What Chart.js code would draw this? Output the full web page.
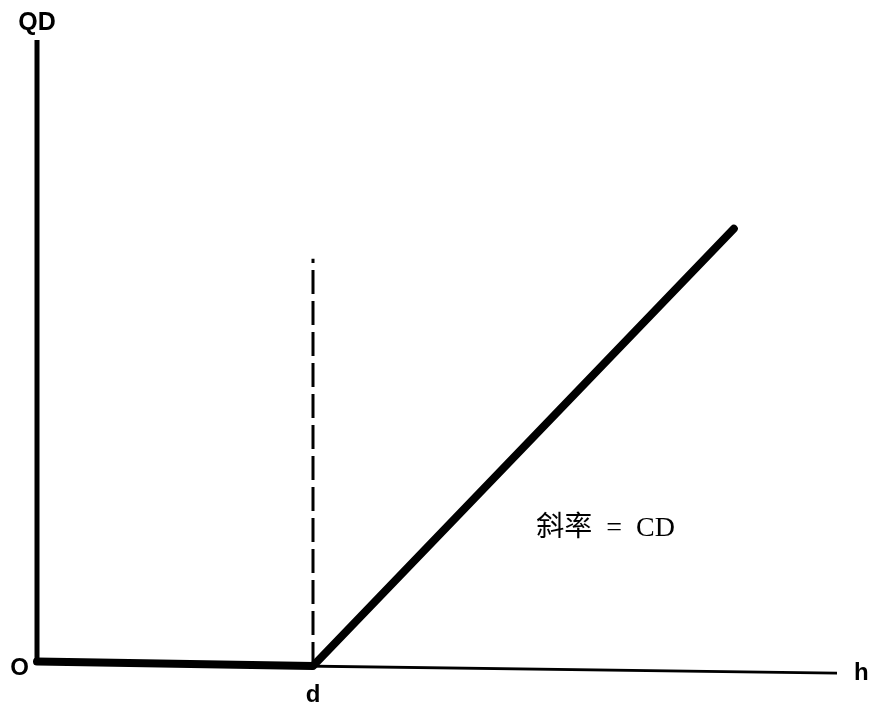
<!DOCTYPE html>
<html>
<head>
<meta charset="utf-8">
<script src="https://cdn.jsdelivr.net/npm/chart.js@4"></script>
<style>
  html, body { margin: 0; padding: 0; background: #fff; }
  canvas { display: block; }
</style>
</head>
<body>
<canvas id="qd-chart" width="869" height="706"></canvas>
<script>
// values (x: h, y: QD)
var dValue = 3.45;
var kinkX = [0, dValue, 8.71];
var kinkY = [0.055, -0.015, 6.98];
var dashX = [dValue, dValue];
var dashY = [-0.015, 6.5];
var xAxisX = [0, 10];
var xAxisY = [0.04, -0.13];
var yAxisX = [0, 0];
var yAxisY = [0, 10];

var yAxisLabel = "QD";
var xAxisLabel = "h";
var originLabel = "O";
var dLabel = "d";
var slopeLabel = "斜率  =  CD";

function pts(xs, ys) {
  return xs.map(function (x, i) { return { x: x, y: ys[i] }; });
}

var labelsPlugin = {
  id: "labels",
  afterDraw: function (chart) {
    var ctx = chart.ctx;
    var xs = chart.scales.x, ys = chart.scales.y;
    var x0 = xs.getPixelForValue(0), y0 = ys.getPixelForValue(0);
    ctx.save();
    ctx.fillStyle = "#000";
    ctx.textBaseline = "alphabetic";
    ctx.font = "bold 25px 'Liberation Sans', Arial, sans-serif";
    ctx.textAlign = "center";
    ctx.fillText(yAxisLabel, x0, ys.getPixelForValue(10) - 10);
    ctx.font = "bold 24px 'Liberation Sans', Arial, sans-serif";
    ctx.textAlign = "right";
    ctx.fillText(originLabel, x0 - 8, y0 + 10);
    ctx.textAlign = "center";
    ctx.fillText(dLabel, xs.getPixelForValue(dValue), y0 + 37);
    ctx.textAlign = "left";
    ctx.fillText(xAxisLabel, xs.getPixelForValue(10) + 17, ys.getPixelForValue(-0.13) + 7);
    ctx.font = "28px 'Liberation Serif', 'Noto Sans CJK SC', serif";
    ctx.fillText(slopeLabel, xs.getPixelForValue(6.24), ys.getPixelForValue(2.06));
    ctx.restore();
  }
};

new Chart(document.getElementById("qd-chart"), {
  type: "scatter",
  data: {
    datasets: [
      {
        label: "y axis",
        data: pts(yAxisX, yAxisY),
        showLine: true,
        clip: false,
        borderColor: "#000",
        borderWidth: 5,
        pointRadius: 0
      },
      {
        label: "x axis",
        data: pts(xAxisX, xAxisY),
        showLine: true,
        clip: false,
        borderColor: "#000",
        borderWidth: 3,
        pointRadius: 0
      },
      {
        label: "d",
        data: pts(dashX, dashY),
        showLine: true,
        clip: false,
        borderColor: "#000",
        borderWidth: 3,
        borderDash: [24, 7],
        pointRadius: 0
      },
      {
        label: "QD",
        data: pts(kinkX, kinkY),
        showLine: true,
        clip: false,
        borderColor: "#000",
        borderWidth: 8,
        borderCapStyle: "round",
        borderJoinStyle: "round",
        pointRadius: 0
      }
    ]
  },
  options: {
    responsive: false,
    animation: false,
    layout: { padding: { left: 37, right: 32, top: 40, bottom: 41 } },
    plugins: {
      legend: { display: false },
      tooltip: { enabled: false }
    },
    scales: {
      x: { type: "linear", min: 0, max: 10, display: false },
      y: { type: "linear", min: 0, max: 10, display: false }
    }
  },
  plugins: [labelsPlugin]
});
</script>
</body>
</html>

* * *

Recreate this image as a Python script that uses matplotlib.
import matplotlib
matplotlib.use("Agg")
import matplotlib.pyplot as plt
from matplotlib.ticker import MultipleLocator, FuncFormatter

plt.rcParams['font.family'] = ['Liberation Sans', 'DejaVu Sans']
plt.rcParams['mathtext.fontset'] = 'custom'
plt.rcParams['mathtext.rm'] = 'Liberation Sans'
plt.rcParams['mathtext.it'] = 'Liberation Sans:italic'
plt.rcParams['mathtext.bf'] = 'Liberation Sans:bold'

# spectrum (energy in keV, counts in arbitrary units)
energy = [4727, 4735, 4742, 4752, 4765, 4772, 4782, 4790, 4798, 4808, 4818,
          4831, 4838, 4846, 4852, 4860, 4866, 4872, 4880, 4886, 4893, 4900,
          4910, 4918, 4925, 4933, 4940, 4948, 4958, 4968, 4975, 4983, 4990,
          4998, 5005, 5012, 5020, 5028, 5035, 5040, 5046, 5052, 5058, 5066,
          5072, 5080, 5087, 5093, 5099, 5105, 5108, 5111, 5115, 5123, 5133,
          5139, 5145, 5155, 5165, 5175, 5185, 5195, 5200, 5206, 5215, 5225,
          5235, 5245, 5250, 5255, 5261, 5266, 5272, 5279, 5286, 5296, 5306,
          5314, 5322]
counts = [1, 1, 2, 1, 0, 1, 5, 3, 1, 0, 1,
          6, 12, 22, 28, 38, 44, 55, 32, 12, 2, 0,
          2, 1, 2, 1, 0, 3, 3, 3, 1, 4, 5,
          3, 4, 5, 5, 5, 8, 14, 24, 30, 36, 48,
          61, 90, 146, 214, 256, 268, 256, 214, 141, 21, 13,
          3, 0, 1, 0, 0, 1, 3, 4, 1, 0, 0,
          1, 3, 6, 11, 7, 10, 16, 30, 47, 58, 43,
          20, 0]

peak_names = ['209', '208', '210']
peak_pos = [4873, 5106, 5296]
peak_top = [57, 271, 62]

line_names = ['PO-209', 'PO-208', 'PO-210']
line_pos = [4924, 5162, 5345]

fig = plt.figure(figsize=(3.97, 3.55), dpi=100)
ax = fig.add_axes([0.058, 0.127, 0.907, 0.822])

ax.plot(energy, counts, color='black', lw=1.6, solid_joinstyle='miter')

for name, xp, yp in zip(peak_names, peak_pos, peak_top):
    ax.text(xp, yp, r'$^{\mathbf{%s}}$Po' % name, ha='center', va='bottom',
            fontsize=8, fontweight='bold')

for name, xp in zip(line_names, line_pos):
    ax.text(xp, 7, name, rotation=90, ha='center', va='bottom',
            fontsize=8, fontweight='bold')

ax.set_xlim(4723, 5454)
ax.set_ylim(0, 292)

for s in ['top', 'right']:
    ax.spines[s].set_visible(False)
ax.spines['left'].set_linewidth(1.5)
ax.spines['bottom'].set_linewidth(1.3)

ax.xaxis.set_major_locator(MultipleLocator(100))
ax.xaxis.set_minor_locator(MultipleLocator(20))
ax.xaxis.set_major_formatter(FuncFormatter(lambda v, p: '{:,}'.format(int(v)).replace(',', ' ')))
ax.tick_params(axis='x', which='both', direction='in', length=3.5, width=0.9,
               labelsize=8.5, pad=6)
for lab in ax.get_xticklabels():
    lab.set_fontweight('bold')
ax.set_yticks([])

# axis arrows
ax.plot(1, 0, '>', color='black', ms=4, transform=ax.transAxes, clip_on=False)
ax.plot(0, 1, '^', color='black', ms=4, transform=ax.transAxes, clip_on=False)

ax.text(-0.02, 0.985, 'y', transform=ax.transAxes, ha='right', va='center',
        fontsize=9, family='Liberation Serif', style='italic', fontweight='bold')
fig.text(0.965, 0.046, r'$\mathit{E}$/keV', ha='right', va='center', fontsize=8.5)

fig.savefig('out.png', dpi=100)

--

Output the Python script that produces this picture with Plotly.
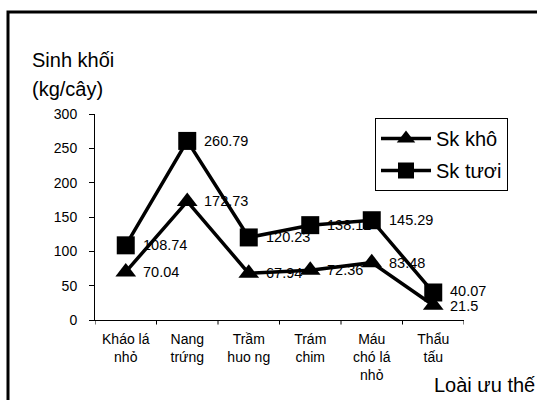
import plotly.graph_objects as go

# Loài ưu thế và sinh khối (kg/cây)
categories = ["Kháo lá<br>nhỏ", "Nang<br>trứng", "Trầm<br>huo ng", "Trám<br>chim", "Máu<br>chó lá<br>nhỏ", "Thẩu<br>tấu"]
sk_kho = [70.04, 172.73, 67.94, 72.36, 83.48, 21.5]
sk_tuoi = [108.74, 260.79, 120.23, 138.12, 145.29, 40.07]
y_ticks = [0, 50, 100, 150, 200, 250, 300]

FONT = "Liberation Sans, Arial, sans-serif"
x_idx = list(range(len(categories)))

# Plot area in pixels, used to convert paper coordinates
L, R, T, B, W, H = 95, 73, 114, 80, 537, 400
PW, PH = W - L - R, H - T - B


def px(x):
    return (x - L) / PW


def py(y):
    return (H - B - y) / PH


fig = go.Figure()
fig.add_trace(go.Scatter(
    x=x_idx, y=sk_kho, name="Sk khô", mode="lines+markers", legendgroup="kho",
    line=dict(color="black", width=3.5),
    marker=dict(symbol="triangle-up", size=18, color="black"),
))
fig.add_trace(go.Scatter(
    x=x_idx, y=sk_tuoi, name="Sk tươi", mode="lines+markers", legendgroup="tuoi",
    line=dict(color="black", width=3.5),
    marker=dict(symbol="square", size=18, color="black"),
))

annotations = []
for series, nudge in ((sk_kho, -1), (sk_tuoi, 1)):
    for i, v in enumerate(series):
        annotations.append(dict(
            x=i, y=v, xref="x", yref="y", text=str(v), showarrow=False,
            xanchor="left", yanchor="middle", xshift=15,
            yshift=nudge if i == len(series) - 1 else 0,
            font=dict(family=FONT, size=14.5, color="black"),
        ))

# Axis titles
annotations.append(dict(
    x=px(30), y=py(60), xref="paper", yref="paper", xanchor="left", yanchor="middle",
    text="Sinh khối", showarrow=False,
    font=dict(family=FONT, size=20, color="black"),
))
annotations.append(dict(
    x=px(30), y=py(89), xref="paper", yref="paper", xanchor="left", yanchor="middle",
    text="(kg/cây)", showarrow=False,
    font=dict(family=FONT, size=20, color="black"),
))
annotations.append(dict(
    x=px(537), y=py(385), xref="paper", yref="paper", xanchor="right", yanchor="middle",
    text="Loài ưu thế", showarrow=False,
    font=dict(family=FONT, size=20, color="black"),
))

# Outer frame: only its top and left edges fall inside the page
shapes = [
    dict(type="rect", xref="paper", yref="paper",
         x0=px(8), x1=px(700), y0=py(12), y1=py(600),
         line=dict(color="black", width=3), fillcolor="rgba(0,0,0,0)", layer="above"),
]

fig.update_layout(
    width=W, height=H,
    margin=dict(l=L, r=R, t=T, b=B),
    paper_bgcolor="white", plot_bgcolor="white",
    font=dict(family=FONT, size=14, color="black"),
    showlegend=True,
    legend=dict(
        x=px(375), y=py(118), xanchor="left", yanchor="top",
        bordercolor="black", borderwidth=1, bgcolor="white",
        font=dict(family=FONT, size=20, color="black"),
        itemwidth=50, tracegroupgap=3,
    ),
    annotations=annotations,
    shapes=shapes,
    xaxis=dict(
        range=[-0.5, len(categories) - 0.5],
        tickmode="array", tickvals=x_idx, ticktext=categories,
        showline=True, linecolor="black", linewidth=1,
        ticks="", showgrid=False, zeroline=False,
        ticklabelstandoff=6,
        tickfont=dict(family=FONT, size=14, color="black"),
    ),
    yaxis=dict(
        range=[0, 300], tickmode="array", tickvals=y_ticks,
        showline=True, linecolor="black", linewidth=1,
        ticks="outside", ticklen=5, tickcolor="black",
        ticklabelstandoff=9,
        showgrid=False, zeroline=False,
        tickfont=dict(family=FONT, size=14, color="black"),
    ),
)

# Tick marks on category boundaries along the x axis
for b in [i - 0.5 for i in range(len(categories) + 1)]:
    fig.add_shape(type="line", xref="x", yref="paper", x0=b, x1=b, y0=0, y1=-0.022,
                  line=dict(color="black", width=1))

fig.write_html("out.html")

_Given request_
Filter lines by "picture" and return each hit.

_Problem solution_
Output the Python script that produces this picture with Plotly.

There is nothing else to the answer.